> _CHALLENGE_: Give the listing again character for character, but drop the images.

★ ★ ★ ★ ★

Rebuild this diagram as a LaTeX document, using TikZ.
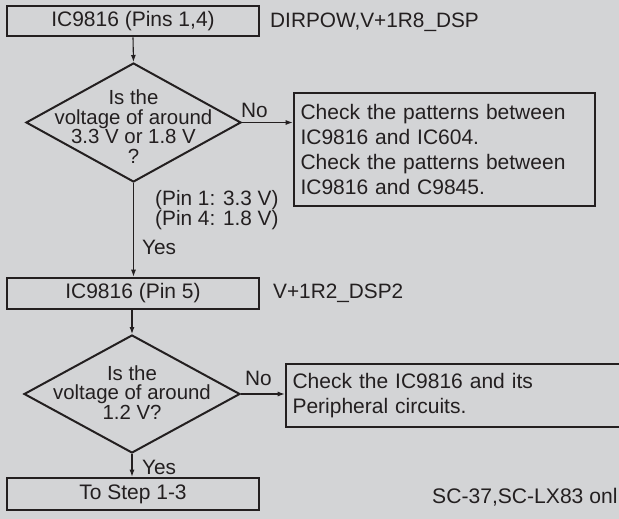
\documentclass[tikz,border=0pt]{standalone}
\usepackage{fontspec}
\setmainfont{Liberation Sans}
\usetikzlibrary{shapes.geometric,arrows.meta}
\definecolor{bg}{HTML}{D3D4D6}
\definecolor{ink}{HTML}{231F20}
\tikzset{
  stepbox/.style={draw=ink, line width=2.6pt, inner sep=0pt, text=ink, font=\fontsize{21}{25.3}\selectfont},
  decision/.style={draw=ink, diamond, line width=2pt, inner sep=0pt},
  dtext/.style={align=center, inner sep=0pt, text=ink, font=\fontsize{20.4}{19.5}\selectfont},
  lbl/.style={inner sep=0pt, anchor=west, text=ink, font=\fontsize{20.8}{20}\selectfont},
  flow/.style={draw=ink, line width=1.1pt, -{Latex[length=7pt,width=5pt]}}
}
\begin{document}
\begin{tikzpicture}[x=1pt,y=-1pt]
\clip (0,0) rectangle (619,519);
\fill[bg] (0,0) rectangle (619,519);
% boxes
\node[stepbox, minimum width=252, minimum height=30] (b1) at (133,21) {IC9816 (Pins 1,4)};
\node[lbl] (n1) at (270,22) {DIRPOW,V+1R8\_DSP};
\node[decision, minimum width=215, minimum height=119] (d1) at (133.5,122.5) {};
\node[dtext] (t1) at (133.5,126.5) {Is the\\voltage of around\\3.3 V or 1.8 V\\?};
\node[stepbox, minimum width=301, minimum height=113, text width=288, align=left] (b2) at (444.5,149.5) {Check the patterns between\\IC9816 and IC604.\\Check the patterns between\\IC9816 and C9845.};
\node[lbl, align=left] (pins) at (155,210) {(Pin 1: 3.3 V)\\(Pin 4: 1.8 V)};
\node[lbl] (y1) at (142,247) {Yes};
\node[lbl] (no1) at (241,110) {No};
\node[stepbox, minimum width=252, minimum height=31] (b3) at (133,293.5) {IC9816 (Pin 5)};
\node[lbl] (n3) at (273,293) {V+1R2\_DSP2};
\node[decision, minimum width=216, minimum height=118] (d2) at (132,394) {};
\node[dtext] (t2) at (132,392.5) {Is the\\voltage of around\\1.2 V?};
\node[stepbox, minimum width=339, minimum height=63, text width=326, align=left] (b4) at (455.5,395.5) {Check the IC9816 and its\\Peripheral circuits.};
\node[lbl] (no2) at (245,378) {No};
\node[lbl] (y2) at (142,467) {Yes};
\node[stepbox, minimum width=252, minimum height=32] (b5) at (133,494) {To Step 1-3};
\node[lbl, font=\fontsize{21.1}{22}\selectfont] (sc) at (432,497) {SC-37,SC-LX83 onl};
% connectors
\draw[flow] (b1.south) -- (d1.north);
\draw[flow] (d1.east) -- (b2.west |- d1.east);
\draw[flow] (d1.south) -- (d1.south |- b3.north);
\draw[flow] (b3.south -| d2.north) -- (d2.north);
\draw[flow] (d2.east) -- (b4.west |- d2.east);
\draw[flow] (d2.south) -- (d2.south |- b5.north);
\end{tikzpicture}
\end{document}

★ ★ ★ ★ ★

> _REPLY TO THE EXERCISE_:
Rebuild this diagram as a LaTeX document, using TikZ.
\documentclass[tikz,border=0pt]{standalone}
\usepackage{fontspec}
\setmainfont{Liberation Sans}
\usetikzlibrary{shapes.geometric,arrows.meta}
\definecolor{bg}{HTML}{D3D4D6}
\definecolor{ink}{HTML}{231F20}
\tikzset{
  stepbox/.style={draw=ink, line width=2.6pt, inner sep=0pt, text=ink, font=\fontsize{21}{25.3}\selectfont},
  decision/.style={draw=ink, diamond, line width=2pt, inner sep=0pt},
  dtext/.style={align=center, inner sep=0pt, text=ink, font=\fontsize{20.4}{19.5}\selectfont},
  lbl/.style={inner sep=0pt, anchor=west, text=ink, font=\fontsize{20.8}{20}\selectfont},
  flow/.style={draw=ink, line width=1.1pt, -{Latex[length=7pt,width=5pt]}}
}
\begin{document}
\begin{tikzpicture}[x=1pt,y=-1pt]
\clip (0,0) rectangle (619,519);
\fill[bg] (0,0) rectangle (619,519);
% boxes
\node[stepbox, minimum width=252, minimum height=30] (b1) at (133,21) {IC9816 (Pins 1,4)};
\node[lbl] (n1) at (270,22) {DIRPOW,V+1R8\_DSP};
\node[decision, minimum width=215, minimum height=119] (d1) at (133.5,122.5) {};
\node[dtext] (t1) at (133.5,126.5) {Is the\\voltage of around\\3.3 V or 1.8 V\\?};
\node[stepbox, minimum width=301, minimum height=113, text width=288, align=left] (b2) at (444.5,149.5) {Check the patterns between\\IC9816 and IC604.\\Check the patterns between\\IC9816 and C9845.};
\node[lbl, align=left] (pins) at (155,210) {(Pin 1: 3.3 V)\\(Pin 4: 1.8 V)};
\node[lbl] (y1) at (142,247) {Yes};
\node[lbl] (no1) at (241,110) {No};
\node[stepbox, minimum width=252, minimum height=31] (b3) at (133,293.5) {IC9816 (Pin 5)};
\node[lbl] (n3) at (273,293) {V+1R2\_DSP2};
\node[decision, minimum width=216, minimum height=118] (d2) at (132,394) {};
\node[dtext] (t2) at (132,392.5) {Is the\\voltage of around\\1.2 V?};
\node[stepbox, minimum width=339, minimum height=63, text width=326, align=left] (b4) at (455.5,395.5) {Check the IC9816 and its\\Peripheral circuits.};
\node[lbl] (no2) at (245,378) {No};
\node[lbl] (y2) at (142,467) {Yes};
\node[stepbox, minimum width=252, minimum height=32] (b5) at (133,494) {To Step 1-3};
\node[lbl, font=\fontsize{21.1}{22}\selectfont] (sc) at (432,497) {SC-37,SC-LX83 onl};
% connectors
\draw[flow] (b1.south) -- (d1.north);
\draw[flow] (d1.east) -- (b2.west |- d1.east);
\draw[flow] (d1.south) -- (d1.south |- b3.north);
\draw[flow] (b3.south -| d2.north) -- (d2.north);
\draw[flow] (d2.east) -- (b4.west |- d2.east);
\draw[flow] (d2.south) -- (d2.south |- b5.north);
\end{tikzpicture}
\end{document}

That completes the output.